Jakarta (ANTARA) - Jaksa Agung Muda Intelijen (Jamintel) Reda Manthovani mengingatkan maraknya fenomena “free movement” atau peningkatan mobilitas penduduk global bagi penegakan hukum keimigrasian di Tanah Air.

“Deklarasi Masyarakat ASEAN (MEA) berdampak terhadap peningkatan mobilitas penduduk dunia. Berkenaan dengan hal itu, Presiden telah menerbitkan Peraturan Presiden Nomor 21 Tahun 2016 tentang Bebas Visa Kunjungan di wilayah ASEAN,” kata Reda dalam keterangan saat memberikan materi dalam Rapat Pimpinan Imigrasi dengan tema “Sinergitas Kejaksaan Agung dengan Imigrasi dalam Penegakan Hukum di Indonesia,” di Jakarta, Senin.

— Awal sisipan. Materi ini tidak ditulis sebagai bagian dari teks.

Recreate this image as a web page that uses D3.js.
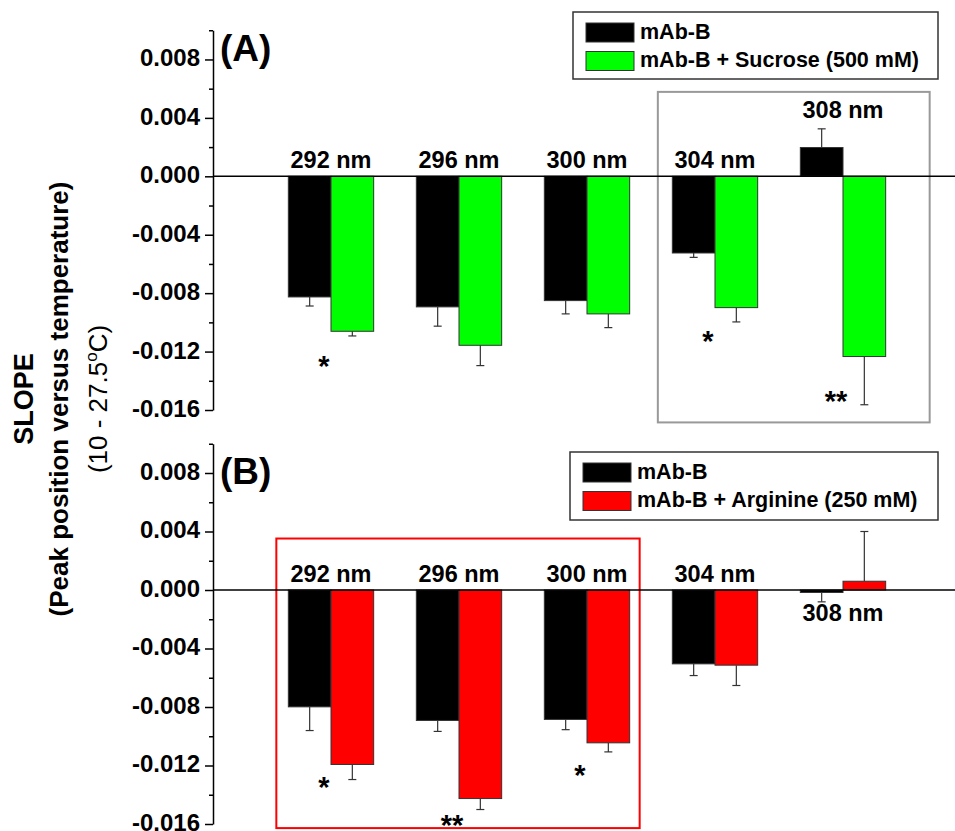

Menurut Reda, mobilitas penduduk dunia berdampak pada banyak hal, seperti keamanan dan kedaulatan negara, kedaulatan wilayah serta pertumbuhan ekonomi nasional.

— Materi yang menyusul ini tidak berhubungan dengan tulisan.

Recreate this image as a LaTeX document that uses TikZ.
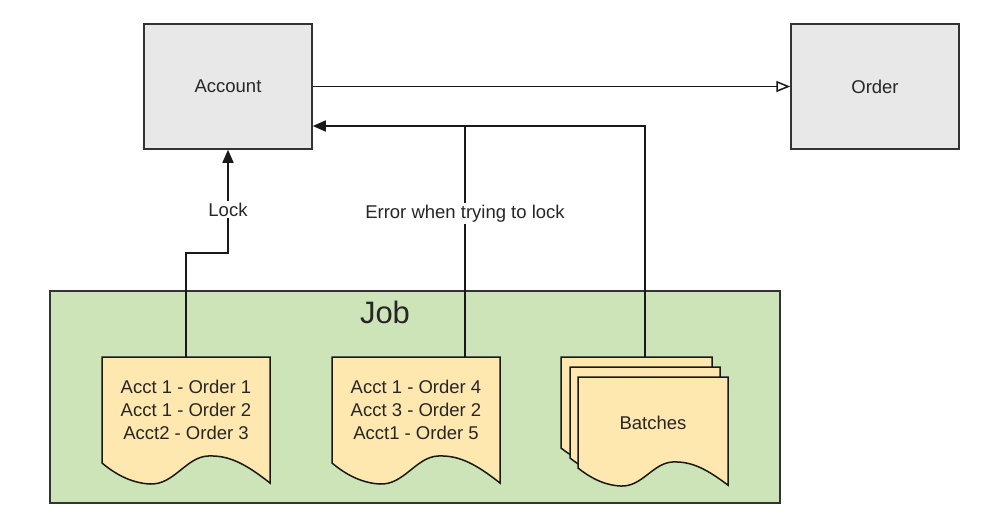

Dampak negatif lainya, yakni berpotensi membahayakan keamanan dan ketertiban negara. Dia mencontohkan penanganan perkara yang ditangani oleh penyidik Polresta Banda Aceh pada akhir 2023, kasus penyeludupan manusia terhadap 137 orang etnis Rohingya.

“Menurut data, penanganan perkara yang melibatkan warga negara asing selalu meningkat tiap tahunnya. pada 2021 sebanyak 55 perkara, 2022 sebanyak 58 perkara dan 2023 sebanyak 96 perkara,” katanya memaparkan.

Mewaspadai hal itu, kata Reda, Jaksa Agung Sanitiar Burhanuddin mendorong penguatan Tim Pengawasan Orang Asing yang berfungsi sebagai wadah antar lembaga untuk meningkatkan pola koordinasi dan kolaborasi terkait pengawasan orang asing.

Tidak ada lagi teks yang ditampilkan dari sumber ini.